As a follow up to my post on the unbanked, I wanted to delve a little bit deeper into the financial inclusion topic by discussing the underbanked. Particularly, I want to address the issues that arise when we try to box people into certain categories based on their behavior. Subsequently attempting to come up with policies that relate to these categorizations can get really tricky.
The underbanked are defined as individuals who have bank accounts but who also have used at least one form of Alternative Financial Services (AFS), as defined by the FDIC, in the past year. AFS include money orders from a nonbank, payday loans, check cashing services, pawnshop loans, rent-to-own services, tax refund anticipation loans, and auto title loans. So, anyone who has a bank account but also uses at least one of these things is considered “underbanked.” As of 2013, that comprises about 20% of the U.S. population.
Already, you might be able to see that there are issues with this definition. Money orders are the most obvious example. Though they’re not super common, I think a lot of people have had the need to use one at some point or another. Often it’s just as convenient (or more convenient) to get it from the post office or the drug store as it is from a bank, but as soon as you do that, you all of the sudden fall into this group of “underbanked” people who are thought to need help from a policy stand point. I don’t think simply using a money order should automatically qualify someone as falling outside of the mainstream when it comes to banking services.

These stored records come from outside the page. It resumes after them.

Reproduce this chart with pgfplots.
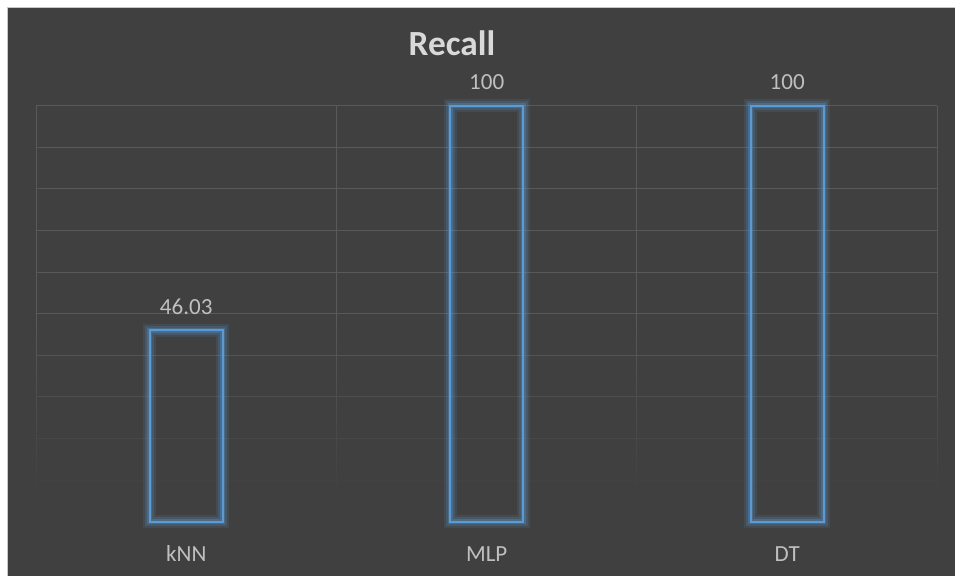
\documentclass[border=0pt]{standalone}
\usepackage{fontspec}
\setmainfont{Carlito}
\usepackage{pgfplots}
\pgfplotsset{compat=1.18}
\usetikzlibrary{fadings}
\definecolor{chartbg}{HTML}{404040}
\definecolor{gridc}{HTML}{595959}
\definecolor{labeltext}{HTML}{BFBFBF}
\definecolor{titletext}{HTML}{D9D9D9}
\definecolor{barblue}{HTML}{5B9BD5}

\begin{document}
\begin{tikzpicture}
% chart area
\fill[white] (-5pt,-5pt) rectangle (721pt,431.25pt);
\fill[chartbg] (5.25pt,-5pt) rectangle (721pt,426pt);
\draw[black!22, line width=0.6pt] (5.25pt,-5pt) -- (5.25pt,426pt) -- (721pt,426pt);
\node[anchor=base, text=titletext, font=\fontsize{26.5}{30}\selectfont\bfseries] at (339pt,389.25pt) {Recall};
\begin{axis}[
  at={(27pt,40pt)}, anchor=south west,
  scale only axis, width=676.1pt, height=312pt,
  xmin=-0.5, xmax=2.5, ymin=0, ymax=100,
  xtick={0,1,2}, xticklabels={kNN,MLP,DT},
  minor xtick={-0.5,0.5,1.5,2.5},
  ytick={0,10,...,100}, yticklabels={},
  xminorgrids, ymajorgrids, xmajorgrids=false,
  grid style={gridc, line width=0.75pt},
  minor grid style={gridc, line width=0.75pt},
  axis line style={draw=none},
  major tick length=0pt, minor tick length=0pt,
  tick style={draw=none},
  xticklabel style={anchor=base, inner sep=0pt, yshift=-30.2pt,
    font=\fontsize{17.3}{20}\selectfont, text=labeltext},
  clip=false,
  /pgf/number format/assume math mode=true,
  ybar, bar width=54.75pt,
]
% grid fades out towards the baseline
\fill[chartbg, path fading=north] (axis cs:-0.53,5) rectangle (axis cs:2.53,48);
\fill[chartbg] (axis cs:-0.53,-1.5) rectangle (axis cs:2.53,5);

% glow around the outlined bars
\addplot[bar shift=0pt, draw=barblue, draw opacity=0.12, line width=10pt, fill=none]
  coordinates {(0,46.03) (1,100) (2,100)};
\addplot[bar shift=0pt, draw=barblue, draw opacity=0.18, line width=6.5pt, fill=none]
  coordinates {(0,46.03) (1,100) (2,100)};
\addplot[bar shift=0pt, draw=barblue, draw opacity=0.28, line width=3.75pt, fill=none]
  coordinates {(0,46.03) (1,100) (2,100)};
% recall per model
\addplot[bar shift=0pt, draw=barblue, line width=1.5pt, fill=none,
  nodes near coords,
  every node near coord/.append style={anchor=base, inner sep=0pt, yshift=11.8pt,
    font=\fontsize{17.3}{20}\selectfont, text=labeltext}]
  coordinates {(0,46.03) (1,100) (2,100)};
\end{axis}
\pgfresetboundingbox
\useasboundingbox (0,0) rectangle (716.25pt,431.25pt);
\end{tikzpicture}
\end{document}
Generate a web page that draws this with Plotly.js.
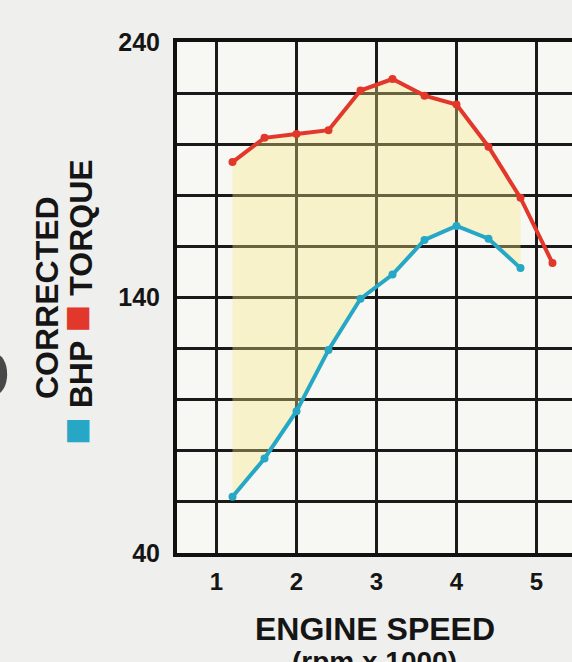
<!DOCTYPE html>
<html>
<head>
<meta charset="utf-8">
<script src="https://cdn.plot.ly/plotly-3.0.1.min.js"></script>
<style>
  html, body { margin: 0; padding: 0; background: #efefed; }
  #chart { width: 572px; height: 662px; }
</style>
</head>
<body>
<div id="chart"></div>
<script>
// Engine speed (rpm x 1000)
const rpm = [1.2, 1.6, 2.0, 2.4, 2.8, 3.2, 3.6, 4.0, 4.4, 4.8, 5.2];
// Corrected torque
const torque = [193, 202.5, 204, 205.5, 221, 225.5, 219, 215.5, 199, 179, 153.5];
// Corrected BHP
const bhpRpm = [1.2, 1.6, 2.0, 2.4, 2.8, 3.2, 3.6, 4.0, 4.4, 4.8];
const bhp = [62, 77, 95.5, 119.5, 139.5, 149, 162.5, 168, 163, 151.5];
// Y-axis grid values and labels
const yTickVals = [40, 60, 80, 100, 120, 140, 160, 180, 200, 220, 240];
const yTickText = ['40', '', '', '', '', '140', '', '', '', '', '240'];
const xTickVals = [1, 2, 3, 4, 5];
const xTickText = ['1', '2', '3', '4', '5'];

const RED = '#e2382c';
const BLUE = '#27a7c6';

// shaded band between the curves (torque values at the BHP rpm points)
const bandTop = torque.slice(0, bhpRpm.length);

const traces = [
  { x: bhpRpm, y: bandTop, mode: 'lines', line: { width: 0 }, hoverinfo: 'skip', showlegend: false },
  { x: bhpRpm, y: bhp, mode: 'lines', line: { width: 0 }, fill: 'tonexty',
    fillcolor: 'rgba(246,232,130,0.36)', hoverinfo: 'skip', showlegend: false },
  { x: rpm, y: torque, mode: 'lines+markers', name: 'TORQUE',
    line: { color: RED, width: 4 }, marker: { color: RED, size: 8 }, showlegend: false },
  { x: bhpRpm, y: bhp, mode: 'lines+markers', name: 'BHP',
    line: { color: BLUE, width: 4 }, marker: { color: BLUE, size: 8 }, showlegend: false }
];

const font = 'Liberation Sans, Arial, Helvetica, sans-serif';
const ink = '#151515';

const layout = {
  width: 572, height: 662,
  margin: { l: 177, r: 0, t: 42, b: 109 },
  paper_bgcolor: '#efefed',
  plot_bgcolor: '#f7f7f3',
  font: { family: font, color: ink },
  xaxis: {
    range: [0.506, 5.444],
    tickvals: xTickVals, ticktext: xTickText,
    showgrid: true, gridcolor: '#1a1a1a', gridwidth: 3,
    showline: true, linecolor: '#111', linewidth: 4, mirror: true,
    zeroline: false, ticks: '',
    ticklabelstandoff: 4,
    tickfont: { family: font, size: 24, color: ink, weight: 'bold' }
  },
  yaxis: {
    range: [40, 240],
    tickvals: yTickVals, ticktext: yTickText,
    showgrid: true, gridcolor: '#1a1a1a', gridwidth: 3,
    showline: true, linecolor: '#111', linewidth: 4, mirror: false,
    zeroline: false, ticks: '',
    ticklabelstandoff: 8,
    tickfont: { family: font, size: 25, color: ink, weight: 'bold' }
  },
  annotations: [
    { text: '<b>CORRECTED</b>', textangle: -90, xref: 'paper', yref: 'paper',
      x: -0.3304, y: 0.5, xanchor: 'center', yanchor: 'middle', showarrow: false,
      font: { family: font, size: 32, color: ink } },
    { text: '<b><span style="color:' + BLUE + ';font-size:46px">■</span> BHP <span style="color:' + RED + ';font-size:46px">■</span> TORQUE</b>',
      textangle: -90, xref: 'paper', yref: 'paper',
      x: -0.256, y: 0.491, xanchor: 'center', yanchor: 'middle', showarrow: false,
      font: { family: font, size: 32, color: ink } },
    { text: '<b>ENGINE SPEED</b>', xref: 'paper', yref: 'paper',
      x: 0.5, y: -0.1487, xanchor: 'center', yanchor: 'middle', showarrow: false,
      font: { family: font, size: 32, color: ink } },
    { text: '<b>(rpm x 1000)</b>', xref: 'paper', yref: 'paper',
      x: 0.5, y: -0.2114, xanchor: 'center', yanchor: 'middle', showarrow: false,
      font: { family: font, size: 28, color: ink } }
  ],
  shapes: [
    { type: 'circle', xref: 'paper', yref: 'paper', layer: 'above',
      x0: -0.49, x1: -0.43, y0: 0.31, y1: 0.39,
      fillcolor: '#2a2a2a', line: { width: 0 }, opacity: 0.85 }
  ]
};

Plotly.newPlot('chart', traces, layout, { staticPlot: true, displayModeBar: false });
</script>
</body>
</html>
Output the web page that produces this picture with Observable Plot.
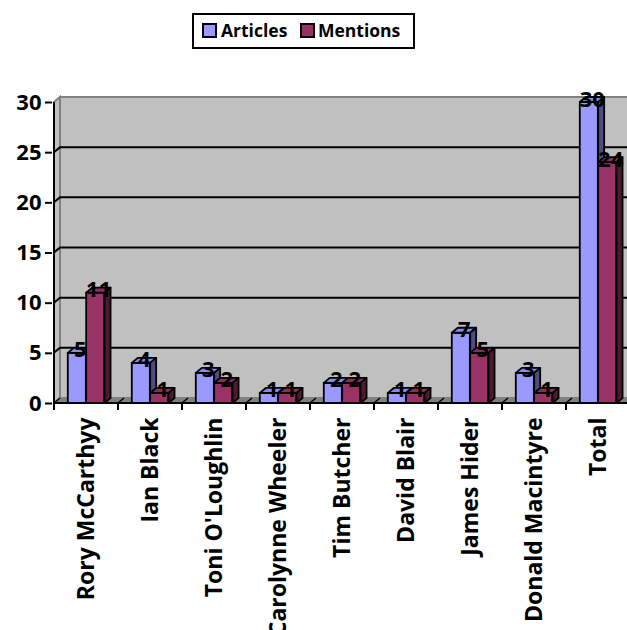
<!DOCTYPE html>
<html>
<head>
<meta charset="utf-8">
<script src="https://cdn.jsdelivr.net/npm/d3@7"></script>
<script src="https://cdn.jsdelivr.net/npm/@observablehq/plot@0.6"></script>
<style>
  html, body { margin: 0; padding: 0; background: #fff; overflow: hidden; }
  #wrap { position: relative; width: 627px; height: 630px; font-family: "Open Sans", Lato, sans-serif; }
  #legend { position: absolute; left: 192px; top: 13px; width: 219px; height: 32px; border: 2px solid #000; background: #fff;
            font-weight: bold; font-size: 17.5px; z-index: 2; }
  #legend .sw { position: absolute; top: 8px; width: 11px; height: 11px; border: 2px solid #000; }
  #legend .lbl { position: absolute; top: 3px; line-height: 24px; white-space: nowrap; }
  #chart { position: absolute; left: 0; top: 0; }
</style>
</head>
<body>
<div id="wrap">
  <div id="legend"></div>
  <div id="chart"></div>
</div>
<script>
const categories = ["Rory McCarthyy", "Ian Black", "Toni O'Loughlin", "Carolynne Wheeler", "Tim Butcher", "David Blair", "James Hider", "Donald Macintyre", "Total"];
const articles = [5, 4, 3, 1, 2, 1, 7, 3, 30];
const mentions = [11, 1, 2, 1, 2, 1, 5, 1, 24];
const seriesNames = ["Articles", "Mentions"];
const yTicks = [0, 5, 10, 15, 20, 25, 30];

const colors = {
  Articles: {front: "#9999ff", top: "#8a8ae6", side: "#4d4d80"},
  Mentions: {front: "#993366", top: "#8a2e5c", side: "#4d1a33"}
};

// legend
const legend = document.getElementById("legend");
const legendPos = {Articles: [8, 27], Mentions: [106, 124]};
seriesNames.forEach(s => {
  const sw = document.createElement("span");
  sw.className = "sw";
  sw.style.left = legendPos[s][0] + "px";
  sw.style.background = colors[s].front;
  legend.appendChild(sw);
  const t = document.createElement("span");
  t.className = "lbl";
  t.style.left = legendPos[s][1] + "px";
  t.textContent = s;
  legend.appendChild(t);
});

const X0 = 52, X1 = 631;
const BW = (X1 - X0) / categories.length;
const D = 6, DY = 5; // 3D depth
const barW = BW / 3.5;
const gap = (BW - 2 * barW) / 2;
const off = {Articles: [gap, gap + barW], Mentions: [gap + barW, gap + 2 * barW]};

const rowsA = categories.map((c, i) => ({name: c, value: articles[i]}));
const rowsM = categories.map((c, i) => ({name: c, value: mentions[i]}));

const background = (index, {x, y}) => {
  const g = d3.create("svg:g");
  const x0 = x(categories[0]);
  const x1 = x(categories[categories.length - 1]) + BW;
  const yMax = d3.max(yTicks);
  const yT = y(yMax), yB = y(0);
  g.append("rect").attr("x", x0 + D).attr("y", yT - DY).attr("width", x1 - x0).attr("height", yB - yT)
    .attr("fill", "#c0c0c0").attr("stroke", "#808080").attr("stroke-width", 2);
  g.append("polygon").attr("points", [[x0, yT], [x0 + D, yT - DY], [x0 + D, yB - DY], [x0, yB]].join(" "))
    .attr("fill", "#c0c0c0").attr("stroke", "#808080").attr("stroke-width", 2);
  yTicks.filter(t => t > 0 && t < yMax).forEach(t => {
    const yy = y(t);
    g.append("polyline").attr("points", [[x0, yy], [x0 + D, yy - DY], [x1 + D, yy - DY]].join(" "))
      .attr("fill", "none").attr("stroke", "#000").attr("stroke-width", 2);
  });
  g.append("polygon").attr("points", [[x0, yB], [x0 + D, yB - DY], [x1 + D, yB - DY], [x1, yB]].join(" "))
    .attr("fill", "#808080").attr("stroke", "none");
  categories.forEach(c => {
    const xb = x(c);
    g.append("line").attr("x1", xb).attr("y1", yB).attr("x2", xb + D).attr("y2", yB - DY)
      .attr("stroke", "#000").attr("stroke-width", 1.5);
  });
  return g.node();
};

const frontAxes = (index, {x, y}) => {
  const g = d3.create("svg:g").attr("stroke", "#000").attr("stroke-width", 2);
  const x0 = x(categories[0]);
  const x1 = x(categories[categories.length - 1]) + BW;
  const yT = y(d3.max(yTicks)), yB = y(0);
  g.append("line").attr("x1", x0).attr("y1", yT).attr("x2", x0).attr("y2", yB);
  g.append("line").attr("x1", x0).attr("y1", yB).attr("x2", x1).attr("y2", yB);
  categories.forEach(c => {
    const xb = x(c);
    g.append("line").attr("x1", xb).attr("y1", yB).attr("x2", xb).attr("y2", yB + 7);
  });
  g.append("line").attr("x1", x1).attr("y1", yB).attr("x2", x1).attr("y2", yB + 7);
  return g.node();
};

const faces = (vals, s) => (index, {x, y}) => {
  const g = d3.create("svg:g").attr("stroke", "#000").attr("stroke-width", 1.8).attr("stroke-linejoin", "round");
  const [o0, o1] = off[s];
  categories.forEach((c, i) => {
    const xl = x(c) + o0, xr = x(c) + o1, yt = y(vals[i]), yb = y(0);
    g.append("polygon").attr("points", [[xl, yt], [xl + D, yt - DY], [xr + D, yt - DY], [xr, yt]].join(" ")).attr("fill", colors[s].top);
    g.append("polygon").attr("points", [[xr, yt], [xr + D, yt - DY], [xr + D, yb - DY], [xr, yb]].join(" ")).attr("fill", colors[s].side);
  });
  return g.node();
};

const barOpts = (s) => ({
  x: "name", y: "value", fill: colors[s].front, stroke: "#000", strokeWidth: 1.8,
  insetLeft: off[s][0], insetRight: BW - off[s][1]
});

const FONT = "'Open Sans', Lato, sans-serif";

const chart = Plot.plot({
  width: 627,
  height: 630,
  marginLeft: X0,
  marginRight: 0,
  marginTop: 102,
  marginBottom: 227,
  style: {fontFamily: FONT, fontWeight: "bold", fontSize: "22px", background: "transparent"},
  x: {type: "band", domain: categories, range: [X0, X1], padding: 0, axis: null},
  y: {domain: [0, 30], range: [403, 102], axis: null},
  marks: [
    background,
    Plot.axisY({ticks: yTicks, tickSize: 7, tickPadding: 4, strokeWidth: 2, label: null, fontSize: 22, fontWeight: "bold"}),
    Plot.barY(rowsA, barOpts("Articles")),
    faces(articles, "Articles"),
    Plot.barY(rowsM, barOpts("Mentions")),
    faces(mentions, "Mentions"),
    frontAxes,
    Plot.text(rowsA, {x: "name", y: "value", text: d => String(d.value), dx: off.Articles[0] + barW / 2 + D / 2 - BW / 2, dy: 4, lineAnchor: "bottom", fontSize: 22, fontWeight: "bold", fill: "#000"}),
    Plot.text(rowsM, {x: "name", y: "value", text: d => String(d.value), dx: off.Mentions[0] + barW / 2 + D / 2 - BW / 2, dy: 4, lineAnchor: "bottom", fontSize: 22, fontWeight: "bold", fill: "#000"}),
    Plot.text(categories, {x: d => d, frameAnchor: "bottom", dy: 14, rotate: -90, textAnchor: "end", lineAnchor: "middle", fontSize: 23, fontWeight: "bold", fill: "#000"})
  ]
});
document.getElementById("chart").appendChild(chart);
</script>
</body>
</html>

The other types of AFS seem to be more valid examples of what people might use as a substitute for traditional financial services (though there are definitely instances where this isn’t the case). Additionally, use of these things is typically correlated with being lower income and having less stable finances. To be clear, the demographics of the underbanked are different than those who don’t use AFS. However, they’re not as different as you might expect. Based on data from the Survey of Consumer Payment Choice, an annual survey put out by the Federal Reserve Bank of Boston, the underbanked are remarkably more similar to the fully banked (people who have bank accounts and never use AFS) than they are to the unbanked. This is true for both their demographic attributes and the way they pay for things. They generally have lower income, are younger, have lower credit scores, and use credit cards less intensively, but they are similarly educated and use their bank account-linked payment methods (debit, checks, online bank account payments) almost identically. All of this indicates that their use of AFS is really more indicative of a lack of access to credit specifically than a lack of access to banking services in general. It makes sense that these lower income, younger people have fewer credit cards and use them differently, since we know that having less income and being younger makes it harder to get a credit card. It’s interesting though that this group of people has been labeled as “underbanked” when that doesn’t really seem to be the case – they are definitely using their bank accounts!
The other issue with this definition is more nuanced and has to do with what I touched upon in my other post: being “underbanked” is a conscious and often rational choice. Despite having access to mainstream services at their bank, the underbanked are still choosing to use AFS either because its less costly, more convenient, or they trust it more. I think that if we’re going to label people and make it a mission to change their label, we need to better understand what is motivating that decision. To me, it seems that the answer to that lies somewhere in the realm of credit and borrowing, not strictly depository banking.
At any rate, it’s clear that acting within the mainstream banking world as it exists today is not an optimal choice in every case, otherwise people wouldn’t choose AFS. If we want to maximize access to the mainstream financial infrastructure, more effort needs to be put into figuring out what people actually need and making that available, rather than just assuming that they should want what’s already there.